Kuruluşlarda bakım programının yeniden ele alınmasının gerektiğini gösteren semptomlar;

  • Plan dışı bakım ve onarımların artması
  • Bakım maliyetlerindeki artışlar
  • Bakım stratejisinde üretici verilerine doğrudan ve gönülden bağlılık
  • Ekipmanlarda sürekli meydana gelen sızıntılar, yayılımlar ve döküntüler
  • İşlevselliğini kaybeden kontrol ve ölçüm cihazları
  • Bakım yönetimi kapsamında belirlenen hedeflerde meydana gelen sapmalar

şeklinde sıralanabilir.

Tarihsel olarak bakım yaklaşımları incelendiğinde basitçe bozulduğunda tamir et yaklaşımı zaman içerisinde yüksek güvenilirlikte donanımlar ile sistem kullanılabilirliklerine, üretici verileri ile planlanan bakım programlarından istatistiksel yöntemler ile kuruluşun kendi verileri ile geliştirdiği bakım programlarına kadar ilerlemiştir. Bakım anlayışında değişen yaklaşımlar Tablo 1 de incelenmiştir.

Tablo 1. Bakım Anlayışında Değişen Yaklaşımlar[1]

1.       Nesil ( – 1950) 2.       Nesil (1950- 1990) 3.       Nesil (1990- )
· Bozulduğunda tamir et · Programlı bakımlar

· Bakım faaliyetlerini planlama ve kontrol sistemleri

· Daha yüksek donanım güvenilirliği ve sistem kullanılabilirliği

· Daha fazla emniyet

· Çevreye zarar vermeme

· Daha iyi ürün kalitesi

· Daha az maliyetli bakım

Tamamen bilimsel yöntemler ile geliştirilen bakım programları beraberinde tehlikeleri kabul edilebilir seviyelere indirgeyen sistemler, takım çalışmaları ile güvenlik kültürü yükselen kuruluş çalışanları ve optimize edilmiş bakım programları ile gereksiz maliyetlerden kurtulan kuruluşlar yaratabilmektedir. Kuruluşlarda ortaya koyulan programların temel hedefi güvenilirlikleri en üst düzeyde ekipmanlar ile kullanılabilirlikleri en üst düzeyde sistemlere ulaşabilmektir.

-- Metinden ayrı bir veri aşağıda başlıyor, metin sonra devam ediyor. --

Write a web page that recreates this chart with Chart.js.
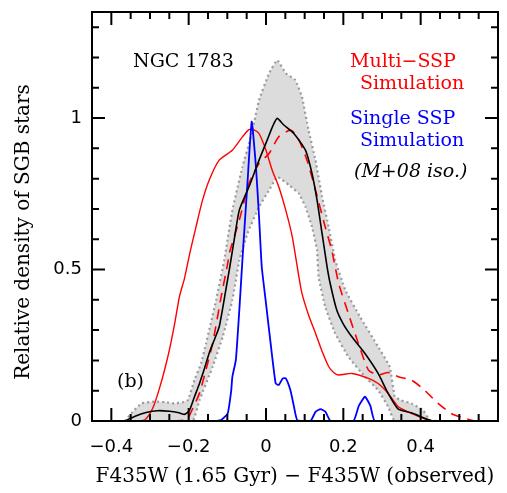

Global ölçekte iyi uygulama örnekleri ve projeler incelendiğinde arızalandığında proses kazası oluşturma riski bulunan ve finansal açıdan kuruluşa yüksek maliyet çıkartan ekipmanlar iyi analiz edilmelidir.

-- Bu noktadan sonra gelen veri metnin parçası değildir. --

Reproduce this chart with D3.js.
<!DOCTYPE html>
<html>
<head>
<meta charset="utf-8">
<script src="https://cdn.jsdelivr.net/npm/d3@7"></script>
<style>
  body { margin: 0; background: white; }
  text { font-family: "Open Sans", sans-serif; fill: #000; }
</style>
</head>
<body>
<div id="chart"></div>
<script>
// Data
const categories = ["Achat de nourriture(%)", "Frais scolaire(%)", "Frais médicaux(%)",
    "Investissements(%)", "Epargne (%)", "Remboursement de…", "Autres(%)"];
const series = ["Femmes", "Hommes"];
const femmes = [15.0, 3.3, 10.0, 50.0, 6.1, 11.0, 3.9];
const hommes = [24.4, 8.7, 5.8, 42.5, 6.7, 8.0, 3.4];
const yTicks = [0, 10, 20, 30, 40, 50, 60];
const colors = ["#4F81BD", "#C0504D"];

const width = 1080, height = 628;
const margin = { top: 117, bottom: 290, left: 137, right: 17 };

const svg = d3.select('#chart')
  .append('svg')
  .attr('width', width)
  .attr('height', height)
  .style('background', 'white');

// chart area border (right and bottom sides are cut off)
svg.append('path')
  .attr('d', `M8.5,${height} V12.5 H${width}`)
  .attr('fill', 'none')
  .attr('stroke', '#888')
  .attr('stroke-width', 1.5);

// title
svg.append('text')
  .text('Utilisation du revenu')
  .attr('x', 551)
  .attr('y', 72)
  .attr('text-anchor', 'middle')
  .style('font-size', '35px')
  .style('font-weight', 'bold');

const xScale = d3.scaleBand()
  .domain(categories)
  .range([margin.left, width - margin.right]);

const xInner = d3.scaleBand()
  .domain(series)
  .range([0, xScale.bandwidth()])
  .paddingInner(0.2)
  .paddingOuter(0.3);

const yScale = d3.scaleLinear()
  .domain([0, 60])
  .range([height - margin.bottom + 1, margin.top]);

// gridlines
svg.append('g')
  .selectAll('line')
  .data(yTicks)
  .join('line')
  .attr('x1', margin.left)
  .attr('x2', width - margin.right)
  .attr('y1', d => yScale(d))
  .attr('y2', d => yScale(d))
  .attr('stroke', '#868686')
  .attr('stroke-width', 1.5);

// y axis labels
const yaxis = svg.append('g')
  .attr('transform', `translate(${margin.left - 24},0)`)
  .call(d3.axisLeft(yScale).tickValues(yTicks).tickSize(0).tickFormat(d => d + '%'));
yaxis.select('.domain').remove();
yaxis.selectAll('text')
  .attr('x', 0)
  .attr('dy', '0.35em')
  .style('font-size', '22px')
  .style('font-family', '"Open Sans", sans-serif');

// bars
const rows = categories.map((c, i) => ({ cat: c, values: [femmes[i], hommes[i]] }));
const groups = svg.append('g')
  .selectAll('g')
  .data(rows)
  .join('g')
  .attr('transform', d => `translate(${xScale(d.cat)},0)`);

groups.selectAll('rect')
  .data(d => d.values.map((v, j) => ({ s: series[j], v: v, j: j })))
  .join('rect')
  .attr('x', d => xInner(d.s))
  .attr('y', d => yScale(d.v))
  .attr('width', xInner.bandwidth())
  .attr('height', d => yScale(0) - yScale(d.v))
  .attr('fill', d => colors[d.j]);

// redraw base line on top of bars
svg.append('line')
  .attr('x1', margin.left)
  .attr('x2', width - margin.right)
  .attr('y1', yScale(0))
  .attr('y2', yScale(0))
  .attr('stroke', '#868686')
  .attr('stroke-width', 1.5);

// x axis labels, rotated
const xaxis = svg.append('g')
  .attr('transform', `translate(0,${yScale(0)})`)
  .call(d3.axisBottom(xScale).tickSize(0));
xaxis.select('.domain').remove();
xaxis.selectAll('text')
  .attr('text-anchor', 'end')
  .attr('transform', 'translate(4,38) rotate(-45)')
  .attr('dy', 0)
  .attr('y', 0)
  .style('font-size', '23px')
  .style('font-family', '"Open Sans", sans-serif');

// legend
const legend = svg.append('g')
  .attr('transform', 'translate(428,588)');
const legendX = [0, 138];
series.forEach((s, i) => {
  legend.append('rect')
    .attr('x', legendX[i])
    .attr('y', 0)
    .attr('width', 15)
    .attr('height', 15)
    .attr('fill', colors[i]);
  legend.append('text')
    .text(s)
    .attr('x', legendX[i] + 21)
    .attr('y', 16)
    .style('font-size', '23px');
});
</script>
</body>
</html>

Bakım programlarının, prosesin işlemesi ve kazaların yaşanmaması için dikkatle hazırlanması gerekmektedir. Kuruluşta bulunan tüm ekipmanların incelenerek koruyucu bakım görevi atanması gereken ekipmanlar sınıflandırılmalı ve buna göre yıllık bakım programları oluşturulmalıdır.

Kritiklik Analizinde Farklı Yaklaşımlar

Kuruluşta bulunan tüm ekipmanlara koruyucu bakım görevi atanması, kaynakların doğru kullanılmadığı bir programı beraberinde getirir. Uygulanması gereken, tüm ekipmanların belirlenen kriterler ışığında filtrelenmesi ve kritiklik analizinin gerçekleştirilmesidir. Kuruluşlar kritiklik analizlerini geliştirdikleri farklı yöntemler ile gerçekleştirmektedir.

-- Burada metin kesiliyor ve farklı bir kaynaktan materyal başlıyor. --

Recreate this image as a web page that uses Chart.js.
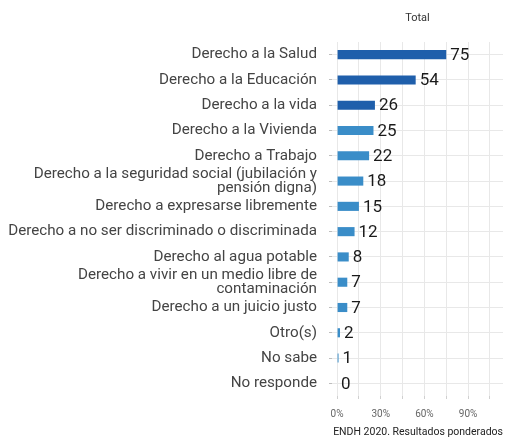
<!DOCTYPE html>
<html><head><meta charset="utf-8">
<script src="https://cdn.jsdelivr.net/npm/chart.js@4/dist/chart.umd.min.js"></script>
<style>html,body{margin:0;padding:0;background:#fff}#wrap{width:505px;height:442px}</style>
</head><body><div id="wrap"><canvas id="c"></canvas></div>
<script>
const CATEGORIES = [
  'Derecho a la Salud',
  'Derecho a la Educación',
  'Derecho a la vida',
  'Derecho a la Vivienda',
  'Derecho a Trabajo',
  ['Derecho a la seguridad social (jubilación y', 'pensión digna)'],
  'Derecho a expresarse libremente',
  'Derecho a no ser discriminado o discriminada',
  'Derecho al agua potable',
  ['Derecho a vivir en un medio libre de', 'contaminación'],
  'Derecho a un juicio justo',
  'Otro(s)',
  'No sabe',
  'No responde'
];
const VALUES = [75, 54, 26, 25, 22, 18, 15, 12, 8, 7, 7, 2, 1, 0];
const HIGHLIGHT_COUNT = 3; // first three bars are darker
const X_TICK_STEP = 15;
const X_LABEL_STEP = 30;
const FACET_TITLE = 'Total';
const CAPTION = 'ENDH 2020. Resultados ponderados';

const DARK = '#1f5fab', LIGHT = '#3a8dc8';
const FONT = 'Roboto';

const valueLabels = {
  id: 'valueLabels',
  afterDatasetsDraw(chart) {
    const ctx = chart.ctx;
    const meta = chart.getDatasetMeta(0);
    ctx.save();
    ctx.font = `17px ${FONT}`;
    ctx.fillStyle = '#1a1a1a';
    ctx.textAlign = 'left';
    ctx.textBaseline = 'middle';
    meta.data.forEach((el, i) => {
      ctx.fillText(String(VALUES[i]), el.x + 4, el.y + 1);
    });
    ctx.restore();
  }
};
const facetTitle = {
  id: 'facetTitle',
  afterDraw(chart) {
    const ctx = chart.ctx, a = chart.chartArea;
    ctx.save();
    ctx.font = `11px ${FONT}`;
    ctx.fillStyle = '#333';
    ctx.textAlign = 'center';
    ctx.textBaseline = 'middle';
    ctx.fillText(FACET_TITLE, (a.left + a.right) / 2, 18);
    ctx.restore();
  }
};

new Chart(document.getElementById('c'), {
  type: 'bar',
  data: {
    labels: CATEGORIES,
    datasets: [{
      data: VALUES,
      backgroundColor: c => c.dataIndex < HIGHLIGHT_COUNT ? DARK : LIGHT,
      barPercentage: 0.36,
      categoryPercentage: 1
    }]
  },
  options: {
    indexAxis: 'y',
    responsive: true,
    maintainAspectRatio: false,
    animation: false,
    layout: { padding: { top: 42, right: 2, left: 0, bottom: 0 } },
    plugins: {
      legend: { display: false },
      tooltip: { enabled: false },
      title: {
        display: true, text: CAPTION, position: 'bottom', align: 'end',
        color: '#222', font: { family: FONT, size: 10.5, weight: 'normal' },
        padding: { top: 4, bottom: 3 }
      }
    },
    scales: {
      x: {
        min: -3.5, max: 114,
        border: { display: false },
        grid: { color: '#e8e8e8', lineWidth: 1, tickLength: 3, tickColor: '#d0d0d0' },
        ticks: {
          stepSize: X_TICK_STEP, includeBounds: false, autoSkip: false, maxRotation: 0,
          padding: 9, color: '#666', font: { family: FONT, size: 10 },
          callback: v => (v % X_LABEL_STEP === 0 ? v + '%' : '')
        },
        afterFit: s => { s.height = 26.4; }
      },
      y: {
        border: { display: false },
        grid: { color: '#e8e8e8', lineWidth: 1, offset: false, tickLength: 3, tickColor: '#bdbdbd' },
        ticks: {
          autoSkip: false, padding: 12, color: '#444',
          font: { family: FONT, size: 15.2, lineHeight: 0.92 }
        },
        afterFit: s => { s.width = 332; }
      }
    }
  },
  plugins: [valueLabels, facetTitle]
});
</script></body></html>
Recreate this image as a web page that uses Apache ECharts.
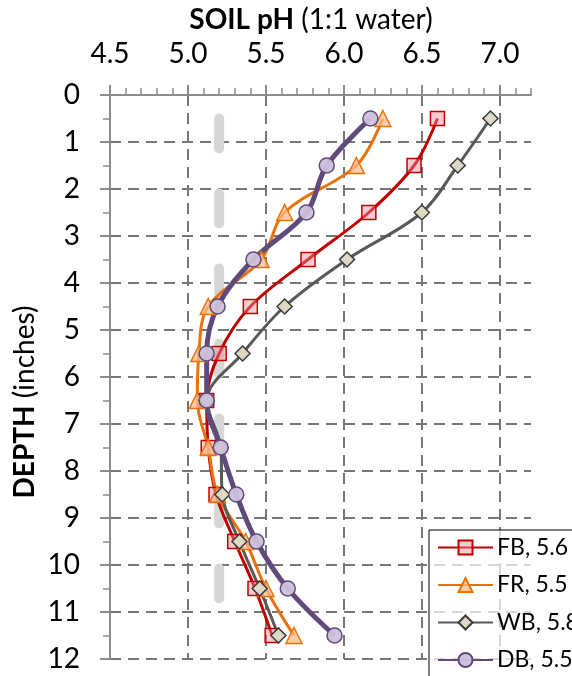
<!DOCTYPE html>
<html>
<head>
<meta charset="utf-8">
<script src="https://cdn.jsdelivr.net/npm/echarts@6/dist/echarts.min.js"></script>
<style>
  html, body { margin: 0; padding: 0; background: #fff; }
  #chart { width: 572px; height: 676px; }
</style>
</head>
<body>
<div id="chart"></div>
<script>
// Sampling depths (inches) and soil pH per profile
const depths = [0.5, 1.5, 2.5, 3.5, 4.5, 5.5, 6.5, 7.5, 8.5, 9.5, 10.5, 11.5];
const phFB = [6.60, 6.45, 6.16, 5.77, 5.40, 5.20, 5.12, 5.13, 5.18, 5.30, 5.43, 5.54];
const phFR = [6.25, 6.08, 5.62, 5.47, 5.13, 5.07, 5.06, 5.13, 5.19, 5.37, 5.50, 5.68];
const phWB = [6.94, 6.73, 6.50, 6.02, 5.62, 5.35, 5.12, 5.21, 5.22, 5.33, 5.46, 5.58];
const phDB = [6.17, 5.89, 5.76, 5.42, 5.19, 5.12, 5.12, 5.21, 5.31, 5.44, 5.64, 5.94];
const seriesNames = ['FB, 5.6', 'FR, 5.5', 'WB, 5.8', 'DB, 5.5'];

// Reference pH line
const refPH = 5.2;
const refDepths = [0.5, 11.5];

// Axis ranges
const phMin = 4.5, phMax = 7.2, phMajorMax = 7.0, phMajorStep = 0.5, phMinorStep = 0.1;
const depthMin = 0, depthMax = 12, depthMajorStep = 1, depthMinorStep = 0.5;

const FONT = 'Lato, "Open Sans", sans-serif';
const FS = 28;
const axisGray = '#8c8c8c';
const gridDash = { color: '#767676', width: 2, type: [11, 7] };

const pairs = (xs) => xs.map((v, i) => [v, depths[i]]);

function dataSeries(name, values, lineColor, lineWidth, symbol, size, fill, border) {
  return {
    name: name,
    type: 'line',
    xAxisIndex: 0, yAxisIndex: 0,
    data: pairs(values),
    smooth: 0.35,
    symbol: symbol,
    symbolSize: size,
    lineStyle: { color: lineColor, width: lineWidth },
    itemStyle: { color: fill, borderColor: border, borderWidth: 1.5 },
    emphasis: { disabled: true },
    animation: false
  };
}

const chart = echarts.init(document.getElementById('chart'));
chart.setOption({
  backgroundColor: '#fff',
  animation: false,
  grid: [
    { left: 110, top: 95, width: 421, height: 564 },
    { left: 110, top: 95, width: 390, height: 564 }
  ],
  xAxis: [
    {
      gridIndex: 0, type: 'value', position: 'top',
      min: phMin, max: phMax, interval: phMinorStep,
      axisLine: { show: true, onZero: false, lineStyle: { color: axisGray, width: 2 } },
      axisTick: { show: true, length: 7, lineStyle: { color: axisGray, width: 1.5 } },
      axisLabel: { show: false },
      splitLine: { show: false }
    },
    {
      gridIndex: 1, type: 'value', position: 'top',
      min: phMin, max: phMajorMax, interval: phMajorStep,
      axisLine: { show: false, onZero: false },
      axisTick: { show: true, length: 10, lineStyle: { color: axisGray, width: 2 } },
      axisLabel: {
        color: '#000', fontFamily: FONT, fontSize: FS, margin: 27,
        formatter: (v) => v.toFixed(1)
      },
      splitLine: { show: true, showMinLine: false, lineStyle: gridDash }
    }
  ],
  yAxis: [
    {
      gridIndex: 0, type: 'value', inverse: true, position: 'left',
      min: depthMin, max: depthMax, interval: depthMinorStep,
      axisLine: { show: true, onZero: false, lineStyle: { color: axisGray, width: 2 } },
      axisTick: { show: true, length: 7, lineStyle: { color: axisGray, width: 1.5 } },
      axisLabel: {
        color: '#000', fontFamily: FONT, fontSize: FS, margin: 30,
        formatter: (v) => (Number.isInteger(v) ? String(v) : '')
      },
      splitLine: { show: false }
    },
    {
      gridIndex: 0, type: 'value', inverse: true, position: 'left',
      min: depthMin, max: depthMax, interval: depthMajorStep,
      axisLine: { show: false, onZero: false },
      axisTick: { show: true, length: 10, lineStyle: { color: axisGray, width: 2 } },
      axisLabel: { show: false },
      splitLine: { show: true, showMinLine: false, lineStyle: gridDash }
    },
    {
      gridIndex: 1, type: 'value', inverse: true, show: false,
      min: depthMin, max: depthMax
    }
  ],
  legend: {
    data: seriesNames,
    orient: 'vertical',
    left: 429, top: 530, width: 400, height: 400,
    padding: [6, 8, 6, 8],
    itemWidth: 55, itemHeight: 17.5, itemGap: 14.5,
    backgroundColor: 'rgba(255,255,255,0.7)',
    borderColor: '#000', borderWidth: 1,
    textStyle: { color: '#000', fontFamily: FONT, fontSize: 23, padding: [0, 0, 0, -1] },
    selectedMode: false
  },
  graphic: [
    {
      type: 'text', x: 311, y: 20,
      style: {
        text: '{b|SOIL pH} (1:1 water)',
        fontFamily: FONT, fontSize: FS, fill: '#000',
        align: 'center', verticalAlign: 'middle',
        rich: { b: { fontFamily: FONT, fontSize: FS, fontWeight: 'bold', fill: '#000' } }
      }
    },
    {
      type: 'text', x: 25, y: 402, rotation: Math.PI / 2,
      style: {
        text: '{b|DEPTH} (inches)',
        fontFamily: FONT, fontSize: FS, fill: '#000',
        align: 'center', verticalAlign: 'middle',
        rich: { b: { fontFamily: FONT, fontSize: FS, fontWeight: 'bold', fill: '#000' } }
      }
    }
  ],
  series: [
    {
      name: 'reference',
      type: 'line',
      xAxisIndex: 0, yAxisIndex: 0,
      data: refDepths.map((d) => [refPH, d]),
      symbol: 'none',
      lineStyle: { color: '#d6d6d6', width: 10, type: [30, 45], cap: 'round' },
      silent: true,
      animation: false
    },
    dataSeries(seriesNames[0], phFB, '#C00000', 3, 'rect', 14, 'rgba(240,140,150,0.45)', '#C00000'),
    dataSeries(seriesNames[1], phFR, '#E8720C', 3, 'triangle', 16, 'rgba(250,190,140,0.75)', '#E8720C'),
    dataSeries(seriesNames[2], phWB, '#595959', 3, 'diamond', 15, '#DDD9C3', '#3a3a3a'),
    dataSeries(seriesNames[3], phDB, '#604A7B', 5, 'circle', 15, 'rgba(204,193,218,0.95)', '#604A7B')
  ]
});
</script>
</body>
</html>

Kritiklik analizinde ekipman arızalarının sonuçları sırasıyla güvenlik sorunları ve ekonomik çıktılar olmak üzere iki ana başlıkta incelenmelidir. Ayrıca yasal zorunluluk dolayısıyla koruyucu bakım programları dahiline alınması gereken ekipmanlarda kendi sınıflarında olmalıdır.

Ekipman kritiklik analizinde ekipmanın tekli arızası göz önüne alınmalıdır. Aksi durumda kuruluşta bulunan tüm ekipmanlar kritik ekipman olarak nitelendirilebilir ki bu da hatalı bir bakış açısıdır. İkili arıza analizi yalnızca ekipman arızasının gizli olduğu durumlarda gerçekleştirilmelidir. [2]

Kritiklik analizi etkin bakım programı oluşturulmasında anahtar rol oynamaktadır. Dikkatli oluşturulmamış bir kritiklik analiz formatı etkinleştirilmesi istenilen koruyucu bakım programının hantallaşmasına veya gözden kaçırılan ekipmanlar ile tesis güvenilirliğinin tehlikeye atılmasına neden olabilir.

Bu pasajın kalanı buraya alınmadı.